The discover() method

The discover method should return a Catalog of streams that define the data in your source. For example discover methods, see our Google Sheets source or our DynamoDB source.

The test_connection() method

We need a test_connection method to enable testing the tap in the Mage UI. This is a simple method that instantiates the tap and closes it. Just replace YourSource with the source class, e.g. GitHub and provide the configuration arguments to the tap. Here's a good example from the sFTP tap.

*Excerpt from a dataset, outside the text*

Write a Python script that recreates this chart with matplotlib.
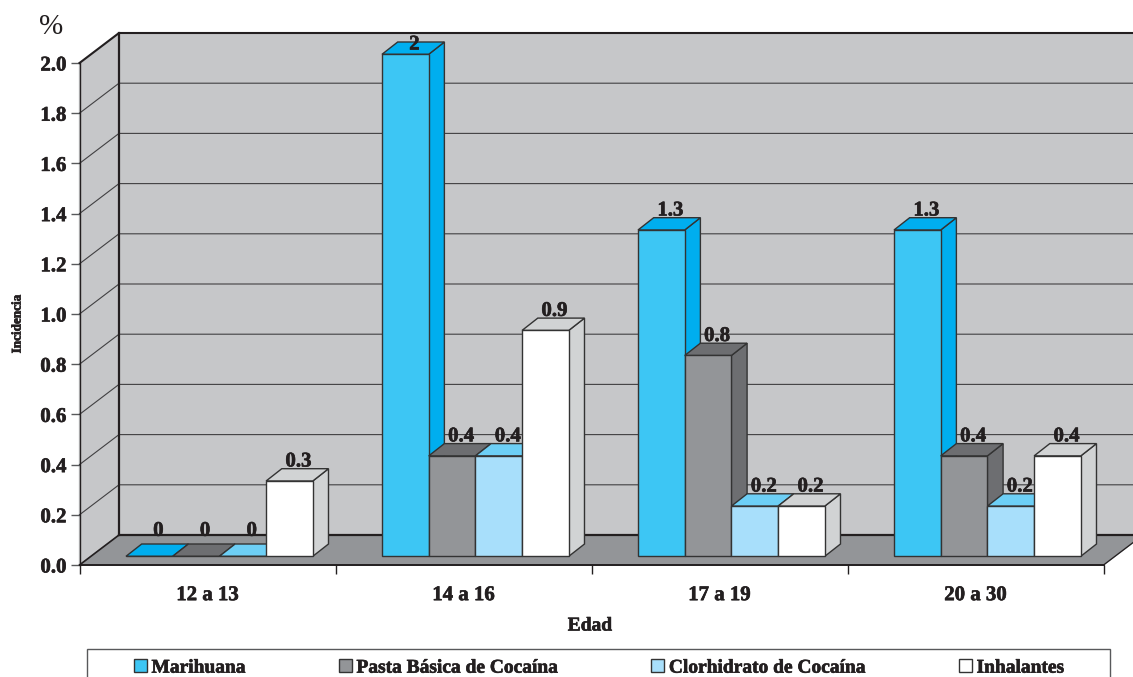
import matplotlib
matplotlib.use("Agg")
import matplotlib.pyplot as plt
import matplotlib.patheffects as pe
from matplotlib.patches import Patch, Rectangle
from matplotlib.text import Text

plt.rcParams["font.family"] = ["Liberation Serif", "DejaVu Serif"]

# Incidence by age group and substance
age_groups = ["12 a 13", "14 a 16", "17 a 19", "20 a 30"]
marihuana = [0, 2, 1.3, 1.3]
pasta_basica = [0, 0.4, 0.8, 0.4]
clorhidrato = [0, 0.4, 0.2, 0.2]
inhalantes = [0.3, 0.9, 0.2, 0.4]
y_ticks = [0.0, 0.2, 0.4, 0.6, 0.8, 1.0, 1.2, 1.4, 1.6, 1.8, 2.0]

series_names = ["Marihuana", "Pasta Básica de Cocaína", "Clorhidrato de Cocaína", "Inhalantes"]
series_values = [marihuana, pasta_basica, clorhidrato, inhalantes]
front_colors = ["#3dc6f4", "#939598", "#a8dffb", "#ffffff"]
top_colors = ["#00aeef", "#6d6e71", "#6dcff6", "#d1d3d4"]
side_colors = ["#00aeef", "#6d6e71", "#6dcff6", "#d1d3d4"]

INK = "#231f20"
EDGE = "#333333"
WALL = "#c6c7c9"
FLOOR = "#939598"

W, H = 1133, 677
fig = plt.figure(figsize=(W / 100, H / 100), dpi=100, facecolor="white")
ax = fig.add_axes([79.5 / W, (H - 565) / H, 1024 / W, 502 / H], facecolor="none")
ax.set_xlim(0, 4)
ax.set_ylim(0, 2)
for spine in ax.spines.values():
    spine.set_visible(False)

# Oblique projection: screen shift of the chart's full depth, in data units
px_x = 4 / 1024
px_y = 2 / 502
WALL_DX, WALL_DY = 39.5 * px_x, 30 * px_y
BAR_DX, BAR_DY = 15.7 * px_x, 12.3 * px_y
BASE_DX, BASE_DY = 0.1816, 8.7 * px_y
BAR_W = 46.7 * px_x
TOP = y_ticks[-1]
XMAX = len(age_groups)


def face(xs, ys, color, z, edge=None, lw=1.0):
    ax.fill(xs, ys, facecolor=color, edgecolor=edge if edge else color,
            linewidth=lw, zorder=z, clip_on=False, joinstyle="miter")


# Walls and floor
face([WALL_DX, XMAX + WALL_DX, XMAX + WALL_DX, WALL_DX],
     [WALL_DY, WALL_DY, TOP + WALL_DY, TOP + WALL_DY], WALL, 1)
face([0, WALL_DX, WALL_DX, 0], [0, WALL_DY, TOP + WALL_DY, TOP], WALL, 1)
face([0, XMAX, XMAX + WALL_DX, WALL_DX], [0, 0, WALL_DY, WALL_DY], FLOOR, 1)

# Grid lines run along the side wall and across the back wall
for t in y_ticks[1:]:
    lw = 1.5 if t == TOP else 0.8
    ax.plot([0, WALL_DX, XMAX + WALL_DX], [t, t + WALL_DY, t + WALL_DY],
            color=INK if t == TOP else "#414042", lw=lw, zorder=2, clip_on=False,
            solid_joinstyle="miter")

# Frame of the box
ax.plot([WALL_DX, WALL_DX], [WALL_DY, TOP + WALL_DY], color=INK, lw=1.6, zorder=3, clip_on=False)
ax.plot([WALL_DX, XMAX + WALL_DX], [WALL_DY, WALL_DY], color=INK, lw=1.6, zorder=3, clip_on=False)
ax.plot([0, WALL_DX], [0, WALL_DY], color=INK, lw=1.2, zorder=3, clip_on=False)
ax.plot([0, 0], [0, TOP], color=INK, lw=1.0, zorder=3, clip_on=False)
ax.plot([0, XMAX], [0, 0], color=INK, lw=1.4, zorder=3, clip_on=False)
ax.plot([XMAX, XMAX + WALL_DX], [0, WALL_DY], color=INK, lw=0.9, zorder=3, clip_on=False)

# Bars, left to right so that each one covers the side of the previous one
z = 4
for g in range(len(age_groups)):
    for s, vals in enumerate(series_values):
        v = vals[g]
        x0 = g + BASE_DX + s * BAR_W
        x1 = x0 + BAR_W
        y0 = BASE_DY
        y1 = y0 + v
        face([x1, x1 + BAR_DX, x1 + BAR_DX, x1],
             [y0, y0 + BAR_DY, y1 + BAR_DY, y1], side_colors[s], z, EDGE)
        face([x0, x1, x1 + BAR_DX, x0 + BAR_DX],
             [y1, y1, y1 + BAR_DY, y1 + BAR_DY], top_colors[s], z, EDGE)
        ax.bar(x0, v, width=BAR_W, bottom=y0, align="edge", color=front_colors[s],
               edgecolor=EDGE, linewidth=1.0, zorder=z, clip_on=False)
        z += 1

# Value labels sit above the back edge of each bar, held inside the chart's top
for g in range(len(age_groups)):
    for s, vals in enumerate(series_values):
        v = vals[g]
        lx = g + BASE_DX + (s + 0.5) * BAR_W + 9 * px_x
        gap = 19.5 if v > 0 else 25.5
        ly = min(BASE_DY + v + gap * px_y, TOP + 18.5 * px_y)
        ax.text(lx, ly, f"{v:g}", ha="center", va="center", fontsize=15, fontweight="bold",
                color=INK, zorder=100, clip_on=False)

# Axes ticks and labels
ax.set_yticks(y_ticks)
ax.set_yticklabels([f"{t:.1f}" for t in y_ticks], fontsize=15, fontweight="bold", color=INK)
ax.set_xticks(range(len(age_groups) + 1))
ax.set_xticklabels([])
ax.set_xticks([g + 0.5 for g in range(len(age_groups))], minor=True)
ax.set_xticklabels(age_groups, minor=True, fontsize=15, fontweight="bold", color=INK)
ax.tick_params(axis="y", which="major", length=6.5, width=1, color="#58595b", pad=3)
ax.tick_params(axis="x", which="major", length=6.5, width=1, color=INK)
ax.tick_params(axis="x", which="minor", length=0, pad=14.5)

fig.text(590 / W, 1 - 626 / H, "Edad", ha="center", va="center", fontsize=14,
         fontweight="bold", color=INK)
fig.text(17.5 / W, 1 - 324 / H, "Incidencia", ha="center", va="center", rotation=90,
         fontsize=9.5, fontweight="bold", color=INK)
fig.text(51 / W, 1 - 27 / H, "%", ha="center", va="center", fontsize=21, color=INK)

# Legend frame runs past the lower edge of the figure
fig.add_artist(Rectangle((86.5 / W, -20 / H), 1023.5 / W, (H - 649 + 20) / H,
                         transform=fig.transFigure, facecolor="white",
                         edgecolor="#58595b", linewidth=1.0))
handles = [Patch(facecolor=c, edgecolor=EDGE, linewidth=1.0) for c in front_colors]
fig.legend(handles, series_names, loc="center left", bbox_to_anchor=(134 / W, 1 - 668 / H),
           ncol=4, frameon=False, borderpad=0, borderaxespad=0,
           handlelength=0.65, handleheight=0.65, handletextpad=0.25, columnspacing=4.78,
           prop={"size": 14, "weight": "bold", "family": "Liberation Serif"}, labelcolor=INK)

# The heavy print weight of the bold lettering
for txt in fig.findobj(Text):
    if txt.get_fontweight() == "bold":
        txt.set_path_effects([pe.withStroke(linewidth=0.45, foreground=INK)])

fig.savefig("out.png", dpi=100, facecolor="white")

def test_connection(self) -> None:
        client = SFTPConnection(host=self.config['host'],
                                username=self.config['username'],
                                password=self.config['password'],
                                private_key_file=self.config.get(
                                    'private_key_file'),
                                port=self.config['port'])
        client.close()

Update main() function

Change the source name in the main() function to match your new source:

if __name__ == '__main__':
    main(MY_SOURCE)

Add your source to the UI

The list of sources is available here, add yours to make it accessible via the UI.

Document your source

Document how to configure and use your source in the README.md file at the source’s root directory. Documentation helps Magers and future contributor understand exactly how your source works! Be sure to be thorough and descriptive. Here’s an example of documentation done well.

Test your source

You’ll first need to configure your development environment. Once complete, follow this doc to test your new source.